Shefchik and AIDEA Infrastructure Development Officer Nick Szymoniak laid out the next six months for the project at the authority’s June 25 board of directors meeting in Fairbanks.
First and foremost, Shefchik said this go-round of the Interior Energy Project would include the end users more.
“In addition to evaluating other options was making sure both utilities and the communities were more involved in both the process and the decisions as we move forward,” Shefchik said.
Currently the IEP team is waiting for a 60-day request for proposal, or RFP, solicitation window to close Aug. 3.
In the interim, work is being done on liquefied natural gas storage and transportation options, work that would have been done earlier had House Bill 105, the authorizing legislation to allow AIDEA to use Interior Energy Project funds on a Cook Inlet-centric project, passed quicker, Shefchik said.
“(Getting HB 105 passed) took longer than expected and consumed more resources than expected,” he said to the board. “Ultimately, it passed.”
Developing LNG storage is starting from on-hold plans Fairbanks Natural Gas has to build a 5.25 million-gallon LNG tank in south Fairbanks. The utility suspended work when oil prices fell and the economics of expanding gas storage fell through, at least temporarily.
AIDEA took inquiries from about 30 groups interested in the project prior to letting the RFP, according to Shefchik.
The baseline for the RFP is a plan for a 6 billion cubic feet, or bcf, per year LNG plant located somewhere in Southcentral, without a gas supply, Szymoniak said.
However, AIDEA is entertaining all offers, including “all-in-one” plans that include a gas supply, liquefaction and transportation to the Interior utilities, he said. Small diameter pipeline and propane proposals will also be investigated.
If a serious North Slope plan reemerges, Szymoniak said AIDEA is prepared to donate the gravel pad it constructed on the Slope for an LNG plant as well as Interior electric utility Golden Valley Electric Association’s long-term wholesale natural gas contract with BP.
“AIDEA is simply, from this RFP process, facilitating a commercial deal between the private developers and the utilities. AIDEA will probably enter into a potential agreement to provide financing, but it’s not actually going to be signing up to buy capacity at the plant,” Szymoniak said.
“This is going to be a deal between the private developers and the utilities.”
If a deal is struck the authority would then likely provide low-interest financing for capital development through the Sustainable Energy Transmission Supply, or SETS, fund loan and bond authority it has for the project.
Expanding the small, 1 bcf per year LNG plant used by Fairbanks Natural Gas to more than 6 bcf could cost as little as $60 million, according to company leadership. That would be less than a third of the estimated cost of building a similar plant on the North Slope.
The AIDEA board approved additional project expenditures from the SETS account and its economic development funds during the meeting. Another $500,000 in SETS funds and $200,000 in economic development fund money was given to the IEP team, doubling the SETS total to $1 million and the economic development expenditure to $400,000.
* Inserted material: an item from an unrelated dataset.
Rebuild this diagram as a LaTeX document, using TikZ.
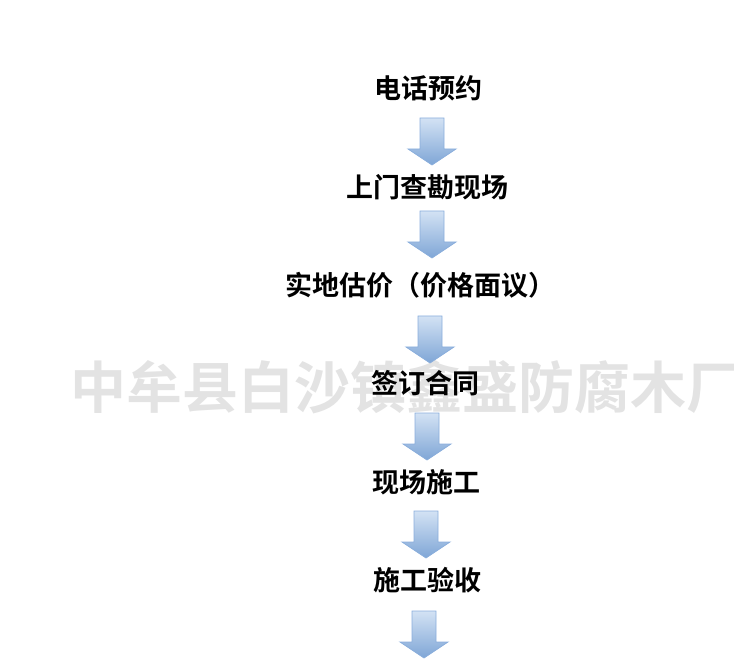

Shefchik said the $148,000 spent from the original $200,000 development fund appropriation within AIDEA was used primarily for staff resources in Juneau dedicated to getting HB 105 passed.The SETS money will be used to hire expert help during proposal evaluations.
“As we winnow down the proposals form the universe to four, and four to one, we expect to hire contractors to do technical evaluations,” Shefchik said.